Stated problem: Line by line, repeat the data below exactly, beginning at the first line and ending at the line with "const FONT = 'Liberation Serif';". Omit pictures.

----

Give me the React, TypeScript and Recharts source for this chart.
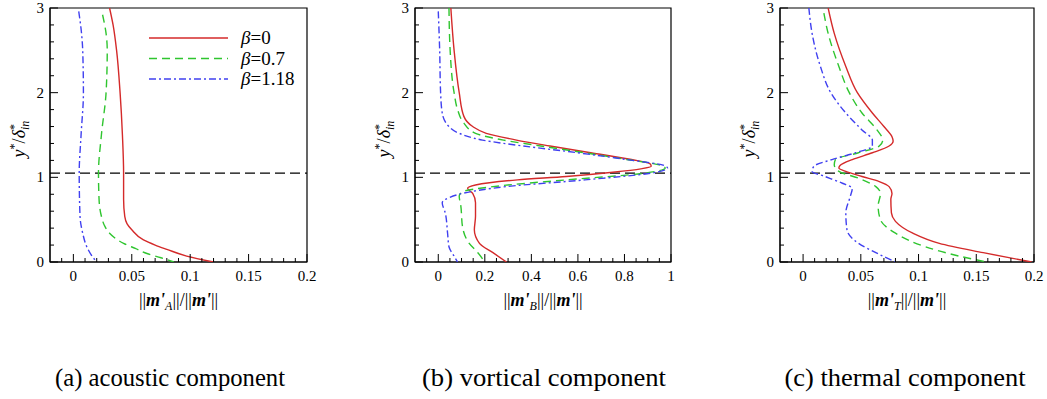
import { ScatterChart, Scatter, XAxis, YAxis, ReferenceLine, ReferenceArea, Legend } from 'recharts';

const FONT = 'Liberation Serif';

// [x, y] pairs, ordered from top (y = 3) to the wall (y = 0)
const acousticB0: [number, number][] = [
    [0.031, 3], [0.034, 2.8], [0.037, 2.5], [0.04, 2.0], [0.042, 1.5], [0.043, 1.05], [0.043, 0.74],
    [0.044, 0.54], [0.046, 0.45], [0.05, 0.38], [0.06, 0.26], [0.07, 0.2], [0.08, 0.15], [0.097, 0.07], [0.12, 0],
];
const acousticB07: [number, number][] = [
    [0.025, 2.92], [0.028, 2.7], [0.029, 2.5], [0.028, 2.0], [0.024, 1.5], [0.0215, 1.05], [0.022, 0.74],
    [0.024, 0.54], [0.027, 0.42], [0.031, 0.34], [0.043, 0.22], [0.053, 0.16], [0.063, 0.1], [0.075, 0.05], [0.086, 0],
];
const acousticB118: [number, number][] = [
    [0.0046, 2.96], [0.007, 2.7], [0.008, 2.5], [0.0086, 2.0], [0.0066, 1.5], [0.005, 1.05], [0.0057, 0.54],
    [0.008, 0.34], [0.0115, 0.18], [0.016, 0.07], [0.02, 0],
];

const vorticalB0: [number, number][] = [
    [0.054, 3], [0.068, 2.5], [0.09, 2.0], [0.11, 1.72], [0.148, 1.6], [0.206, 1.52], [0.336, 1.44],
    [0.48, 1.37], [0.655, 1.29], [0.83, 1.21], [0.91, 1.16], [0.915, 1.13], [0.87, 1.1], [0.75, 1.06],
    [0.55, 1.01], [0.34, 0.97], [0.16, 0.91], [0.126, 0.87], [0.148, 0.81], [0.16, 0.7], [0.16, 0.54],
    [0.155, 0.38], [0.177, 0.22], [0.235, 0.11], [0.293, 0],
];
const vorticalB07: [number, number][] = [
    [0.046, 3], [0.051, 2.5], [0.068, 2.0], [0.083, 1.8], [0.11, 1.64], [0.16, 1.52], [0.28, 1.44],
    [0.44, 1.37], [0.63, 1.29], [0.81, 1.21], [0.945, 1.15], [0.975, 1.11], [0.89, 1.05], [0.55, 0.97],
    [0.235, 0.89], [0.104, 0.83], [0.09, 0.78], [0.097, 0.66], [0.104, 0.42], [0.133, 0.22], [0.17, 0.11], [0.2, 0],
];
const vorticalB118: [number, number][] = [
    [0.0, 2.96], [0.006, 2.5], [0.01, 2.0], [0.017, 1.76], [0.046, 1.6], [0.09, 1.52], [0.19, 1.44],
    [0.365, 1.37], [0.6, 1.29], [0.81, 1.21], [0.97, 1.14], [0.985, 1.11], [0.916, 1.05], [0.63, 0.97],
    [0.29, 0.89], [0.104, 0.81], [0.046, 0.76], [0.017, 0.7], [0.03, 0.58], [0.04, 0.34], [0.046, 0.18],
    [0.068, 0.07], [0.083, 0],
];

const thermalB0: [number, number][] = [
    [0.0217, 3], [0.027, 2.7], [0.037, 2.31], [0.047, 2.0], [0.06, 1.76], [0.07, 1.6], [0.077, 1.48],
    [0.078, 1.43], [0.0745, 1.37], [0.06, 1.29], [0.0426, 1.21], [0.032, 1.14], [0.031, 1.11], [0.037, 1.07],
    [0.051, 1.01], [0.066, 0.95], [0.0745, 0.89], [0.077, 0.81], [0.076, 0.74], [0.0765, 0.58], [0.08, 0.48],
    [0.095, 0.34], [0.118, 0.22], [0.156, 0.11], [0.198, 0],
];
const thermalB07: [number, number][] = [
    [0.018, 2.94], [0.0217, 2.7], [0.031, 2.31], [0.04, 2.0], [0.051, 1.76], [0.064, 1.56], [0.069, 1.44],
    [0.066, 1.37], [0.048, 1.29], [0.028, 1.21], [0.027, 1.15], [0.031, 1.07], [0.048, 0.99], [0.063, 0.89],
    [0.067, 0.81], [0.065, 0.66], [0.067, 0.5], [0.08, 0.34], [0.106, 0.18], [0.135, 0.07], [0.159, 0],
];
const thermalB118: [number, number][] = [
    [0.005, 3], [0.0078, 2.7], [0.015, 2.31], [0.024, 2.0], [0.037, 1.76], [0.051, 1.56], [0.06, 1.44],
    [0.06, 1.37], [0.0455, 1.29], [0.025, 1.21], [0.0093, 1.13], [0.0078, 1.07], [0.019, 1.01], [0.034, 0.93],
    [0.0426, 0.87], [0.041, 0.78], [0.037, 0.58], [0.038, 0.38], [0.048, 0.22], [0.063, 0.11], [0.08, 0],
];

const betaLabels = ['0', '0.7', '1.18'];
const captions = ['(a) acoustic component', '(b) vortical component', '(c) thermal component'];
const subscripts = ['A', 'B', 'T'];
const interfaceY = 1.05;

const lineStyles = [
    { stroke: '#d42a2a', strokeDasharray: undefined },
    { stroke: '#2fc52f', strokeDasharray: '8 5' },
    { stroke: '#4040f0', strokeDasharray: '7 3 2 3' },
];

const txt = { fontFamily: FONT };

const steps = (from: number, to: number, step: number) => {
    const out: number[] = [];
    const n = Math.round((to - from) / step);
    for (let i = 0; i <= n; i++) out.push(+(from + i * step).toFixed(4));
    return out;
};

const yTicks = steps(0, 3, 0.2).concat([1, 2, 3]).filter((v, i, a) => a.indexOf(v) === i).sort((a, b) => a - b);

const isMajor = (v: number, step: number) => Math.abs(v / step - Math.round(v / step)) < 1e-6;

const fmt = (v: number) => String(+v.toFixed(3));

const YTick = (props: any) => {
    const { x, y, payload } = props;
    const v = payload.value;
    const major = isMajor(v, 1);
    return (
        <g>
            <line x1={x} x2={x + (major ? 8 : 4)} y1={y} y2={y} stroke='#000' />
            {major && (
                <text x={x - 6} y={y + 5} textAnchor='end' fontSize={15} style={txt} fill='#000'>
                    {fmt(v)}
                </text>
            )}
        </g>
    );
};

const makeXTick = (majorStep: number) => (props: any) => {
    const { x, y, payload } = props;
    const v = payload.value;
    const major = isMajor(v, majorStep);
    return (
        <g>
            <line x1={x} x2={x} y1={y} y2={y - (major ? 8 : 4)} stroke='#000' />
            {major && (
                <text x={x} y={y + 19} textAnchor='middle' fontSize={15} style={txt} fill='#000'>
                    {fmt(v)}
                </text>
            )}
        </g>
    );
};

const YLabel = ({ viewBox }: any) => {
    const cx = viewBox.x + viewBox.width - 25;
    const cy = viewBox.y + viewBox.height / 2 + 4;
    return (
        <text x={cx} y={cy} transform={`rotate(-90 ${cx} ${cy})`} textAnchor='middle' fontSize={18} style={txt} fill='#000'>
            <tspan fontStyle='italic'>y</tspan>
            <tspan dy={-7} fontSize={12}>*</tspan>
            <tspan dy={7}>/</tspan>
            <tspan fontStyle='italic'>δ</tspan>
            <tspan dy={-7} fontSize={12}>*</tspan>
            <tspan dy={11} dx={-6} fontSize={12} fontStyle='italic'>in</tspan>
        </text>
    );
};

const makeXLabel = (sub: string) => ({ viewBox }: any) => {
    const cx = viewBox.x + viewBox.width / 2;
    const cy = viewBox.y + 44;
    return (
        <text x={cx} y={cy} textAnchor='middle' fontSize={18} style={txt} fill='#000'>
            <tspan>||</tspan>
            <tspan fontWeight='bold' fontStyle='italic'>m'</tspan>
            <tspan dy={4} fontSize={12} fontStyle='italic'>{sub}</tspan>
            <tspan dy={-4}>||/||</tspan>
            <tspan fontWeight='bold' fontStyle='italic'>m'</tspan>
            <tspan>||</tspan>
        </text>
    );
};

const LegendBox = () => (
    <svg width={160} height={70}>
        {betaLabels.map((b, i) => (
            <g key={b}>
                <line x1={0} x2={79} y1={10 + i * 20.5} y2={10 + i * 20.5} strokeWidth={1.4} {...lineStyles[i]} />
                <text x={92} y={16 + i * 20.5} fontSize={19} style={txt} fill='#000'>
                    <tspan fontStyle='italic'>β</tspan>={b}
                </text>
            </g>
        ))}
    </svg>
);

const noDot = () => <g />;

interface PanelProps {
    left: number;
    width: number;
    margin: { top: number; right: number; bottom: number; left: number };
    xDomain: [number, number];
    xTicks: number[];
    xMajor: number;
    sub: string;
    series: [number, number][][];
    legend?: boolean;
}

const Panel = ({ left, width, margin, xDomain, xTicks, xMajor, sub, series, legend }: PanelProps) => (
    <div style={{ position: 'absolute', left, top: 0 }}>
        <ScatterChart width={width} height={320} margin={margin}>
            <XAxis
                type='number'
                dataKey='x'
                domain={xDomain}
                allowDataOverflow
                ticks={xTicks}
                interval={0}
                tickSize={0}
                tickMargin={0}
                tickLine={false}
                tick={makeXTick(xMajor)}
                height={30}
                stroke='#000'
                label={{ content: makeXLabel(sub) }}
            />
            <YAxis
                type='number'
                dataKey='y'
                domain={[0, 3]}
                allowDataOverflow
                ticks={yTicks}
                interval={0}
                tickSize={0}
                tickMargin={0}
                tickLine={false}
                tick={YTick}
                width={40}
                stroke='#000'
                label={{ content: YLabel }}
            />
            <ReferenceArea x1={xDomain[0]} x2={xDomain[1]} y1={0} y2={3} fill='none' stroke='#000' strokeWidth={1.2} />
            <ReferenceLine y={interfaceY} stroke='#000' strokeDasharray='10 5' strokeWidth={1.3} />
            {series.map((pts, i) => (
                <Scatter
                    key={i}
                    name={`β=${betaLabels[i]}`}
                    data={pts.map(([x, y]) => ({ x, y }))}
                    line={{ strokeWidth: 1.4, ...lineStyles[i] }}
                    lineJointType='monotoneY'
                    shape={noDot}
                    isAnimationActive={false}
                />
            ))}
            {legend && (
                <Legend
                    layout='vertical'
                    align='center'
                    verticalAlign='middle'
                    content={LegendBox}
                    wrapperStyle={{ position: 'absolute', left: 149, top: 28, width: 160, height: 70 }}
                />
            )}
        </ScatterChart>
    </div>
);

export default function App() {
    const captionX = [170, 544, 905];
    const captionW = [230, 244, 241];
    return (
        <div style={{ position: 'absolute', left: 0, top: 0, width: 1047, height: 399, background: '#fff', overflow: 'hidden', fontFamily: FONT }}>
            <Panel
                left={0}
                width={350}
                margin={{ top: 8, right: 43, bottom: 28, left: 10 }}
                xDomain={[-0.02, 0.2]}
                xTicks={steps(-0.01, 0.2, 0.01)}
                xMajor={0.05}
                sub={subscripts[0]}
                series={[acousticB0, acousticB07, acousticB118]}
                legend
            />
            <Panel
                left={350}
                width={350}
                margin={{ top: 8, right: 29, bottom: 28, left: 25 }}
                xDomain={[-0.1, 1]}
                xTicks={steps(-0.05, 1, 0.05)}
                xMajor={0.2}
                sub={subscripts[1]}
                series={[vorticalB0, vorticalB07, vorticalB118]}
            />
            <Panel
                left={700}
                width={347}
                margin={{ top: 8, right: 13, bottom: 28, left: 40 }}
                xDomain={[-0.02, 0.2]}
                xTicks={steps(-0.01, 0.2, 0.01)}
                xMajor={0.05}
                sub={subscripts[2]}
                series={[thermalB0, thermalB07, thermalB118]}
            />
            <svg width={1047} height={399} style={{ position: 'absolute', left: 0, top: 0, pointerEvents: 'none' }}>
                {captions.map((c, i) => (
                    <text
                        key={c}
                        x={captionX[i]}
                        y={386}
                        textAnchor='middle'
                        fontSize={26}
                        textLength={captionW[i]}
                        lengthAdjust='spacingAndGlyphs'
                        style={txt}
                        fill='#000'
                    >
                        {c}
                    </text>
                ))}
            </svg>
        </div>
    );
}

----

Answer in full:
Give me the React, TypeScript and Recharts source for this chart.
import { ScatterChart, Scatter, XAxis, YAxis, ReferenceLine, ReferenceArea, Legend } from 'recharts';

const FONT = 'Liberation Serif';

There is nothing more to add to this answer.